Ne nous y trompons pas, la Grande Sécu dont Olivier Véran est le héraut n’est nullement le retour aux jours heureux et encore moins la réalisation du projet d’Ambroise Croizat. Il s’agit au contraire de parachever la sortie de l’assurance maladie de la Sécurité sociale pour mieux la transformer en un opérateur placé sous contrôle intégral de l’Etat au sein duquel les partenaires sociaux perdraient tout pouvoir démocratique. Il s’agit de cantonner l’assurance maladie à la prise en charge des dépenses de santé sur des segments de soins correspondant au « gros risque » sans remédier aux déserts médicaux, aux dépassements d’honoraires et au renoncement aux soins. Il s’agit évidemment d’accentuer la fiscalisation de la Sécurité sociale et de dévitaliser l’arme de la cotisation sociale qui a pourtant permis, jusque dans les années 1980, à faire du système de soins français le plus performant du monde.

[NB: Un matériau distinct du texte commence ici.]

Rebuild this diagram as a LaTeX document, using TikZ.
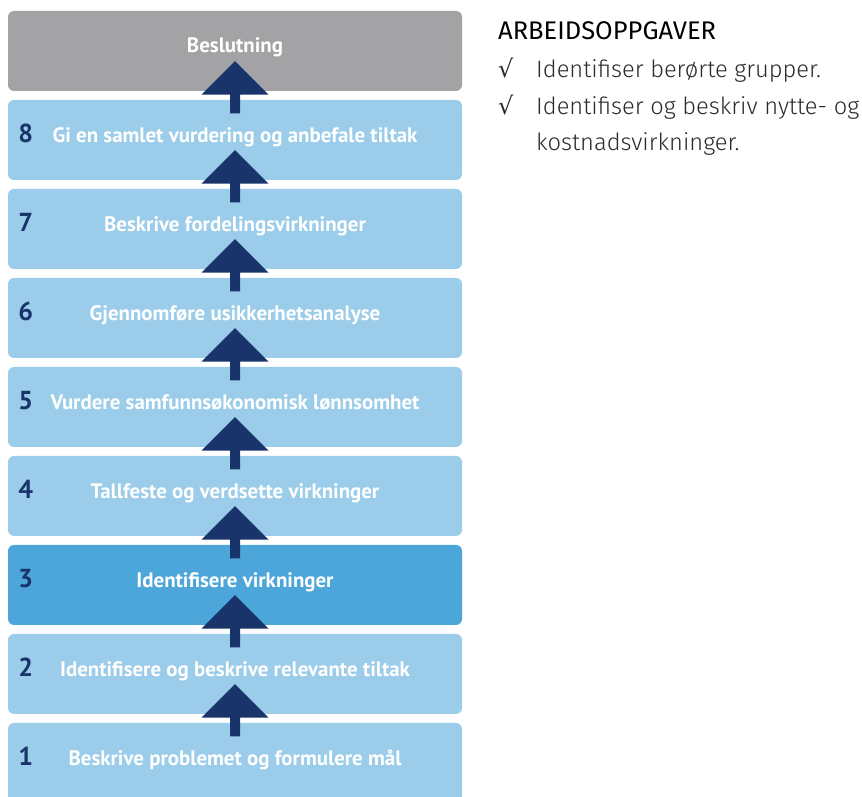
\documentclass[tikz,border=0pt]{standalone}
\usepackage{fontspec}
\setmainfont{PT Sans}
\newfontfamily\regfont{Fira Sans}
\newfontfamily\lightfont{Fira Sans Light}
\newfontfamily\symfont{DejaVu Sans}
\usetikzlibrary{calc}
\definecolor{boxgray}{HTML}{A3A3A5}
\definecolor{boxlight}{HTML}{9BCDEA}
\definecolor{boxmid}{HTML}{4DA6DA}
\definecolor{navy}{HTML}{18346A}
\definecolor{itemgray}{HTML}{2A2A2A}
\newcommand\steparrow[2]{%
  \fill[navy] ($(#1.north)+(-5,-13.5)$) -- ($(#2.south)+(-5,-3.5)$) -- ($(#2.south)+(-33.5,-3.5)$)
    -- ($(#2.south)+(0,30)$) -- ($(#2.south)+(33.5,-3.5)$) -- ($(#2.south)+(5,-3.5)$)
    -- ($(#1.north)+(5,-13.5)$) -- cycle;}
\begin{document}
\begin{tikzpicture}[x=1pt,y=1pt,
  stepbox/.style={rectangle, rounded corners=6pt, minimum width=454pt, minimum height=80pt, inner sep=0pt, fill=boxlight},
  steptext/.style={text=white, font=\bfseries\fontsize{20.9}{25}\selectfont, anchor=base, inner sep=0pt},
  stepnum/.style={text=navy, font=\bfseries\fontsize{26}{30}\selectfont, anchor=base, inner sep=0pt},
  headtext/.style={anchor=base west, inner sep=0pt, text=black, font=\regfont\fontsize{25.5}{30}\selectfont},
  itemtext/.style={anchor=base west, inner sep=0pt, text=itemgray, font=\lightfont\fontsize{23.7}{28}\selectfont},
  checkmark/.style={anchor=base west, inner sep=0pt, text=itemgray, font=\symfont\fontsize{24}{28}\selectfont},
]
\useasboundingbox (0,0) rectangle (862,797);
% boxes
\node[stepbox, fill=boxgray] (b0) at (235,746) {};
\node[stepbox] (b8) at (235,657) {};
\node[stepbox] (b7) at (235,568) {};
\node[stepbox] (b6) at (235,479) {};
\node[stepbox] (b5) at (235,390) {};
\node[stepbox] (b4) at (235,301) {};
\node[stepbox, fill=boxmid] (b3) at (235,212) {};
\node[stepbox] (b2) at (235,123) {};
\node[stepbox] (b1) at (235,34) {};
% texts
\node[steptext] (t0) at ($(b0.north)+(0,-42)$) {Beslutning};
\node[steptext] (t8) at ($(b8.north)+(0,-43)$) {Gi en samlet vurdering og anbefale tiltak};
\node[steptext] (t7) at ($(b7.north)+(0,-43)$) {Beskrive fordelingsvirkninger};
\node[steptext] (t6) at ($(b6.north)+(0,-43)$) {Gjennomføre usikkerhetsanalyse};
\node[steptext] (t5) at ($(b5.north)+(0,-43)$) {Vurdere samfunnsøkonomisk lønnsomhet};
\node[steptext] (t4) at ($(b4.north)+(0,-43)$) {Tallfeste og verdsette virkninger};
\node[steptext] (t3) at ($(b3.north)+(0,-43)$) {Identifisere virkninger};
\node[steptext] (t2) at ($(b2.north)+(0,-43)$) {Identifisere og beskrive relevante tiltak};
\node[steptext] (t1) at ($(b1.north)+(0,-43)$) {Beskrive problemet og formulere mål};
% numbers
\node[stepnum] (n8) at ($(b8.north west)+(18,-43)$) {8};
\node[stepnum] (n7) at ($(b7.north west)+(18,-43)$) {7};
\node[stepnum] (n6) at ($(b6.north west)+(18,-43)$) {6};
\node[stepnum] (n5) at ($(b5.north west)+(18,-43)$) {5};
\node[stepnum] (n4) at ($(b4.north west)+(18,-43)$) {4};
\node[stepnum] (n3) at ($(b3.north west)+(18,-43)$) {3};
\node[stepnum] (n2) at ($(b2.north west)+(18,-43)$) {2};
\node[stepnum] (n1) at ($(b1.north west)+(18,-43)$) {1};
% arrows
\steparrow{b8}{b0}
\steparrow{b7}{b8}
\steparrow{b6}{b7}
\steparrow{b5}{b6}
\steparrow{b4}{b5}
\steparrow{b3}{b4}
\steparrow{b2}{b3}
\steparrow{b1}{b2}
% right text
\node[headtext] (head) at (498,757) {ARBEIDSOPPGAVER};
\node[checkmark] (c1) at (498,719) {√};
\node[itemtext] (i1) at (536,719) {Identifiser berørte grupper.};
\node[checkmark] (c2) at (498,682) {√};
\node[itemtext] (i2) at (536,682) {Identifiser og beskriv nytte- og};
\node[itemtext] (i3) at (536,646) {kostnadsvirkninger.};
\end{tikzpicture}
\end{document}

Les larmes de crocodiles que versent les complémentaires santé face à ce projet de « Grande sécu » ne doivent pas nous leurrer : les complémentaires santé savent que la prise en charge du ticket modérateur et autres restes-à-charge non-couverts par l’assurance maladie n’est guère un créneau rentable. Ce que les complémentaires santé redoutent en réalité c’est de perdre les importants avantages sociaux dont elles bénéficient dans le cadre des contrats de prévoyance d’entreprise qui ont été généralisés à tous les salariés depuis l’accord national interprofessionnel de 2013. Et surtout de perdre leurs poids politique dans la gouvernance de notre système de santé. Car les 200 milliards d’euros de l’assurance maladie obligatoire qui leur échappent aujourd’hui sont un terrain de chasse qui aiguisent les appétits.